Updated: Sep 23, 2020
Photo by DJ Craig - Article by Jayne Peace Pyle
The Thomas Greer family came to AZ from TX in 1897 and settled along the East Verde River, near where Beaver Valley is today. It is referred to as the first crossing of the East Verde. Tom Greer and his boys built a cabin - more like a dugout - where the family lived. His wife, Martha, had her cook stove sitting outside the dugout, so the place was sometimes referred to as Cook Stove Flat, but it belonged to the Greer family.
In order to water their crops, Tom Greer and his boys built a big wooden water wheel that took water from the East Verde and sent it down a small irrigation ditch. The Water Wheel was there for years, but it is now gone. So is the dugout. The Greers never patented the land, so the Forest Service made them bury the cabin/dugout in the 1950s. Now there is a campground on Cook Stove Flat. At the confluence of the East Verde River and Ellison Creek north of Payson, rampaging natural water features drench the heart of Zane Grey country. Steeped in frontier history, the craggy canyons that steer the waterways onto a collision course of flowing channels and unbridled spouts have provided homesteads for pioneers and fodder for Western novels. This is where John Wayne would take a bath.
These days it’s more party vibe than cattle drive along the 1.5-mile stretch of Houston Mesa Road, where a string of day-use sites collectively known as “Water Wheel” attracts hordes of heat-weary city folks. Four dirt lots – First Crossing, Water Wheel, Second Crossing and Third Crossing – all offer park-and-swim access to the water, but a little wading and hiking will get you to the really good stuff.

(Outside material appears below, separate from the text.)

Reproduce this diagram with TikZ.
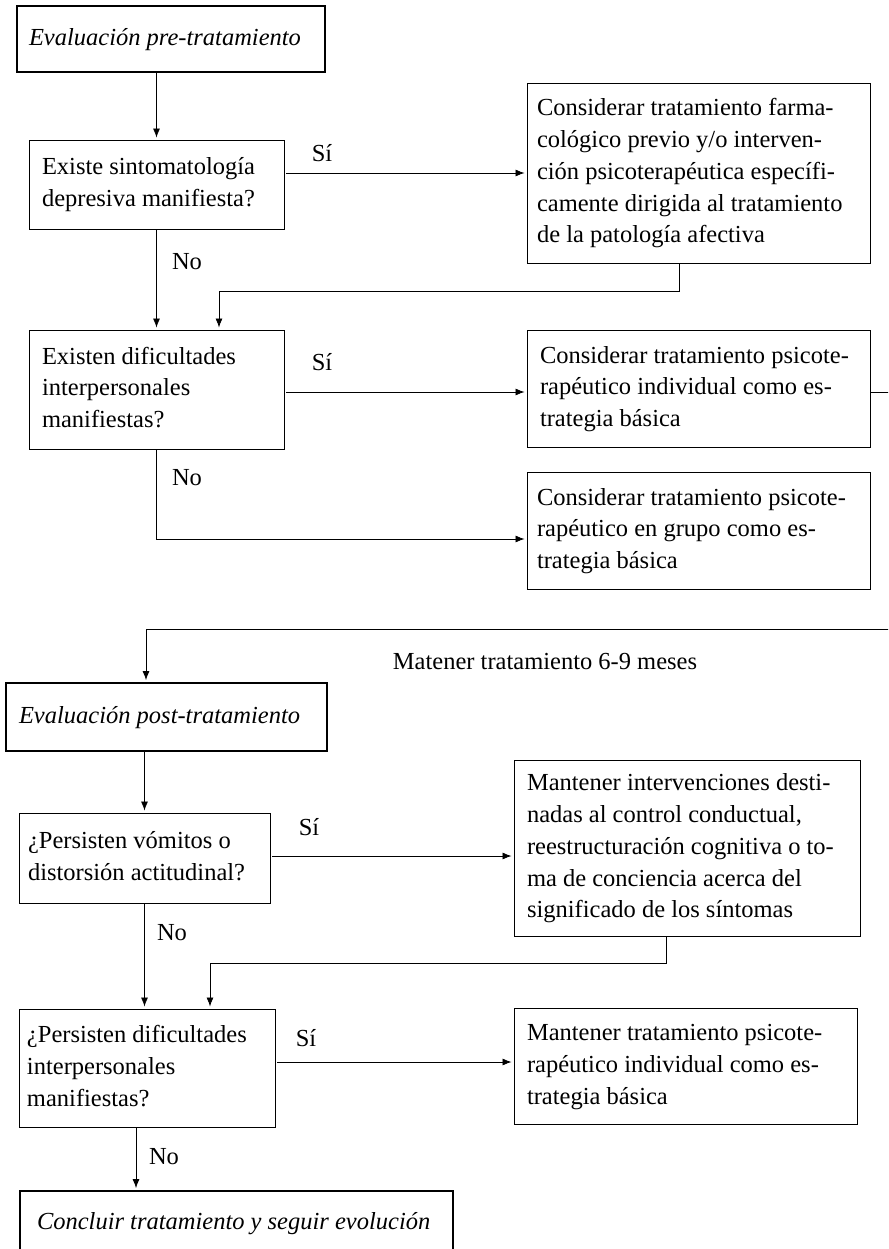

Just follow the flow and within a quarter-mile, you’ll find a chain of 20-to-40-foot-high cascades, slick rock fountains and relaxing whirlpools. The main attraction is the arching torrent and plunge pool at Ellison Creek Falls, where brisk water slips over polished cliffs before charging south toward the Verde River.
**IMPORTANT NOTE: During monsoon season we suggest you leave this area. Rapid rain fall can cause massive flooding in this area and due to the high canyon walls it can be difficult to hear the rampaging water let alone escape it. If you see clouds billowing up at the top of the stream we suggest you grab your stuff and head out. Safety is our main concern for you and our first responders.
We also ask that if you "PACK IT IN - PLEASE PACK IT OUT".
Remember you will want to wear a good pair of shoes. Flip Flops don't work here.
Remember to take lots of water, as the hike in can be strenuous for some.